How Linux GUI Apps Can Run Alongside Windows Apps
Microsoft had demonstrated samples of Linux GUI-based apps running directly via WSL and opening a WSL instance, doesn’t require any third-party X server to run Linux GUI app.
Before now, you could only run Linux GUI apps within Windows 10 using a third-party X server, though it resulted poor graphics performance as the technical configuration didn’t integrate properly with the Linux system.
The latest WSL2 update, brings Linux GUI apps integration with Windows 10 using Wayland display server protocol that runs within WSL; it communicates with an RDP (Remote Desktop Protocol) client on the Windows host in order to run the GUI app.

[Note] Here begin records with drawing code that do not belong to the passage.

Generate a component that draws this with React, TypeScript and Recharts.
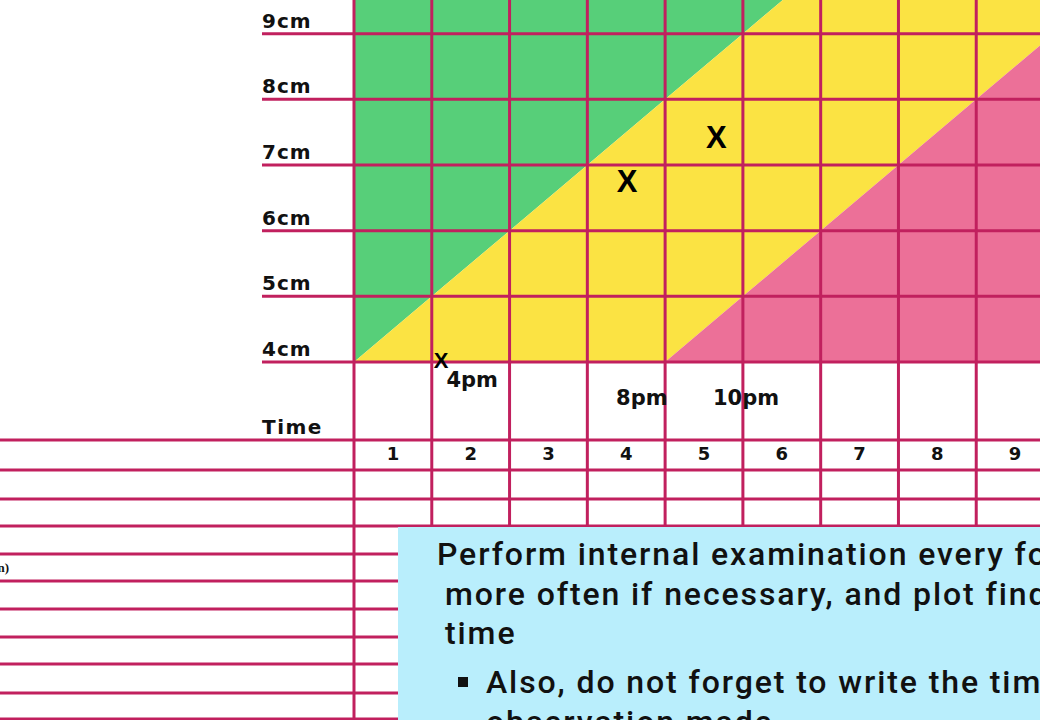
import React from "react";
import {
  Area,
  ComposedChart,
  ReferenceLine,
  Scatter,
  XAxis,
  YAxis,
} from "recharts";

// hours since the start of the active phase, one column per hour
const hours = [0, 1, 2, 3, 4, 5, 6, 7, 8, 9];
// alert line: 1 cm per hour from 4 cm; action line: the same, 4 hours later
const alertLine = [4, 5, 6, 7, 8, 9, 10, 10, 10, 10];
const actionLine = [4, 4, 4, 4, 4, 5, 6, 7, 8, 9];

const dilationTicks = [4, 5, 6, 7, 8, 9, 10];
const hourTicks = [0.5, 1.5, 2.5, 3.5, 4.5, 5.5, 6.5, 7.5, 8.5];
const hourLabels = ["1", "2", "3", "4", "5", "6", "7", "8", "9"];

// cervical dilation found at each internal examination
const examHours = [1.12, 3.51, 4.66];
const examCm = [4.03, 6.76, 7.43];

// time written under the chart for each examination
const timeNotes = ["4pm", "8pm", "10pm"];
const timeNoteHours = [1.52, 3.7, 5.04];
const timeNoteCm = [3.73, 3.47, 3.47];

const tableRows = [440, 470, 499, 526, 554, 581, 609, 637, 664, 693, 719];

const noteLines = [
  "Perform internal examination every four hours, or",
  "more often if necessary, and plot findings against",
  "time",
];
const bulletLines = ["Also, do not forget to write the time of", "observation made"];

const LINE = "#c1205e";
const GREEN = "#57cf79";
const YELLOW = "#fbe343";
const PINK = "#ec7098";
const BOX = "#b9eefc";

const PAGE_W = 1040;
const PAGE_H = 720;
const GRID_LEFT = 354;
const COL_W = 77.78;
const CM_H = 65.67;
const CHART_TOP = 362 - 6 * CM_H; // where 10 cm sits
const CHART_W = GRID_LEFT + 9 * COL_W;
const CHART_H = PAGE_H - CHART_TOP;
const Y_MIN = 10 - CHART_H / CM_H;

const zones = hours.map((t, i) => ({
  t,
  green: [alertLine[i], 10],
  yellow: [actionLine[i], alertLine[i]],
  pink: [4, actionLine[i]],
}));

const exams = examHours.map((t, i) => ({ t, cm: examCm[i], n: i }));
const notes = timeNoteHours.map((t, i) => ({ t, cm: timeNoteCm[i], label: timeNotes[i] }));

const labelFont = {
  fontFamily: "DejaVu Sans",
  fontWeight: 700,
  fill: "#111",
} as const;

function CmTick(props: any) {
  const { x, y, payload } = props;
  return (
    <g>
      <line x1={x - 92} x2={x} y1={y} y2={y} stroke={LINE} strokeWidth={3} />
      {payload.value < 10 && (
        <text x={x - 92} y={y - 6} fontSize={20} letterSpacing={1} {...labelFont}>
          {payload.value}cm
        </text>
      )}
    </g>
  );
}

function HourTick(props: any) {
  const { x, payload } = props;
  const i = hourTicks.indexOf(payload.value);
  return (
    <text x={x} y={460 - CHART_TOP} textAnchor="middle" fontSize={18} {...labelFont}>
      {hourLabels[i]}
    </text>
  );
}

function ExamMark(props: any) {
  const { cx, cy, payload } = props;
  const fs = payload.n === 0 ? 22 : 31;
  return (
    <text
      x={cx}
      y={cy + fs * 0.36}
      textAnchor="middle"
      fontSize={fs}
      fontFamily="Liberation Sans"
      fontWeight={700}
      fill="#000"
    >
      X
    </text>
  );
}

function TimeNote(props: any) {
  const { cx, cy, payload } = props;
  return (
    <text x={cx} y={cy + 7.7} textAnchor="middle" fontSize={21} {...labelFont}>
      {payload.label}
    </text>
  );
}

export default function App() {
  return (
    <div
      style={{
        position: "absolute",
        left: 0,
        top: 0,
        width: PAGE_W,
        height: PAGE_H,
        overflow: "hidden",
        background: "#fff",
      }}
    >
      <svg
        width={PAGE_W}
        height={PAGE_H}
        style={{ position: "absolute", left: 0, top: 0 }}
      >
        {tableRows.map((y) => (
          <line key={y} x1={0} x2={PAGE_W} y1={y} y2={y} stroke={LINE} strokeWidth={3} />
        ))}
        <text x={262} y={434} fontSize={20} letterSpacing={1.5} {...labelFont}>
          Time
        </text>
        <text
          x={9}
          y={572}
          textAnchor="end"
          fontSize={13}
          fontFamily="Liberation Serif"
          fontWeight={700}
          fill="#111"
        >
          n)
        </text>
      </svg>

      <div style={{ position: "absolute", left: 0, top: CHART_TOP }}>
        <ComposedChart
          width={CHART_W}
          height={CHART_H}
          data={zones}
          margin={{ top: 0, right: 0, bottom: 0, left: 0 }}
        >
          <XAxis
            type="number"
            dataKey="t"
            domain={[0, 9]}
            allowDataOverflow
            ticks={hourTicks}
            mirror
            axisLine={false}
            tickLine={false}
            tick={<HourTick />}
          />
          <YAxis
            type="number"
            dataKey="cm"
            domain={[Y_MIN, 10]}
            allowDataOverflow
            ticks={dilationTicks}
            width={GRID_LEFT}
            axisLine={false}
            tickLine={false}
            tickSize={0}
            tickMargin={0}
            tick={<CmTick />}
          />
          <Area
            type="linear"
            dataKey="green"
            stroke="none"
            fill={GREEN}
            fillOpacity={1}
            dot={false}
            activeDot={false}
            isAnimationActive={false}
          />
          <Area
            type="linear"
            dataKey="yellow"
            stroke="none"
            fill={YELLOW}
            fillOpacity={1}
            dot={false}
            activeDot={false}
            isAnimationActive={false}
          />
          <Area
            type="linear"
            dataKey="pink"
            stroke="none"
            fill={PINK}
            fillOpacity={1}
            dot={false}
            activeDot={false}
            isAnimationActive={false}
          />
          {dilationTicks.map((c) => (
            <ReferenceLine key={"h" + c} y={c} stroke={LINE} strokeWidth={3} />
          ))}
          {hours.map((h) => (
            <ReferenceLine key={"v" + h} x={h} stroke={LINE} strokeWidth={3} />
          ))}
          <Scatter data={exams} shape={<ExamMark />} isAnimationActive={false} />
          <Scatter data={notes} shape={<TimeNote />} isAnimationActive={false} />
        </ComposedChart>
      </div>

      <div
        style={{
          position: "absolute",
          left: 398,
          top: 527,
          width: PAGE_W - 398,
          height: PAGE_H - 527,
          background: BOX,
        }}
      >
        <svg width={PAGE_W - 398} height={PAGE_H - 527}>
          <g
            transform="translate(-398,-527)"
            fontFamily="Roboto"
            fontWeight={500}
            fontSize={32}
            letterSpacing={1.9}
            fill="#111"
          >
            <text x={437} y={565}>{noteLines[0]}</text>
            <text x={445} y={605}>{noteLines[1]}</text>
            <text x={445} y={644}>{noteLines[2]}</text>
            <rect x={458} y={677} width={10} height={10} fill="#111" />
            <text x={486} y={693}>{bulletLines[0]}</text>
            <text x={486} y={733}>{bulletLines[1]}</text>
          </g>
        </svg>
      </div>
    </div>
  );
}
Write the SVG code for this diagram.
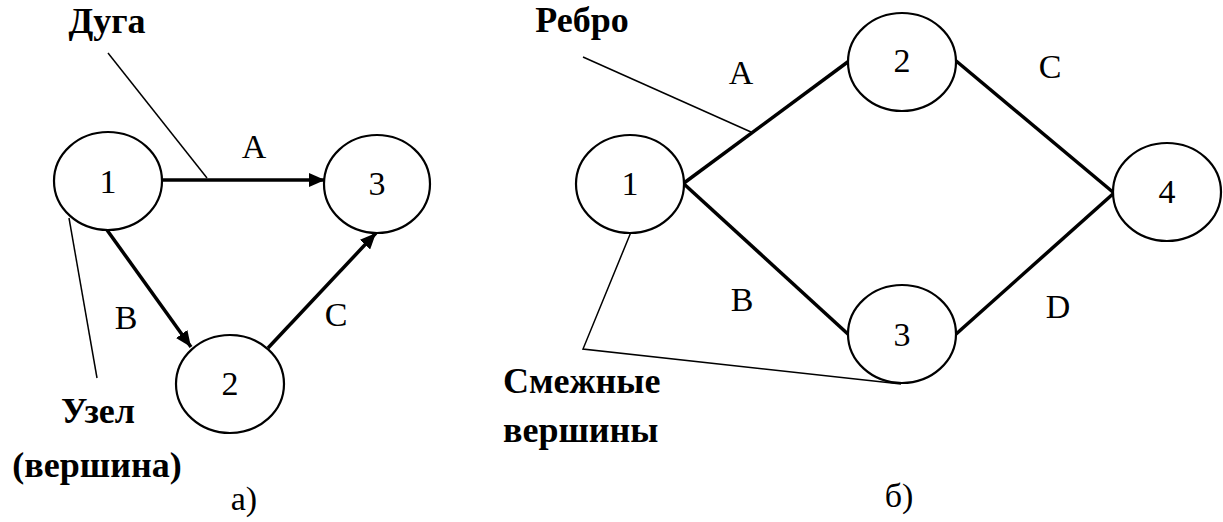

What's Microsoft Virtual GPU (vGPU) driver for Linux kernel?
Microsoft Virtual GPU (vGPU) driver exposes a paravirtualized GPU to applications running in a virtual machine on a Windows host. It enables hardware acceleration in environment such as WSL (Windows Subsystem for Linux) whereby the Linux virtual machine is able to share the GPU with the host.
And it accomplishes this by exposing the WDDM (Windows Display Driver Model) interface as a set of IOCTL, which allows APIs and user mode driver (written against the WDDM GPU abstraction on Windows) to be ported to run within a Linux environment.
This, in turn, enables the port of the D3D12 and DirectML APIs and their associated user mode driver to run on Linux. Also, it enables third party APIs, such as the popular NVIDIA Cuda compute API, as hardware accelerator within a WSL environment.
Finally, support for GPU hardware acceleration will arrive for Insiders in the Fast Ring for initial testing with the upcoming Windows 10 2004 update. And subsequently, Linux GUI apps support will come later this year via Windows 10 updates.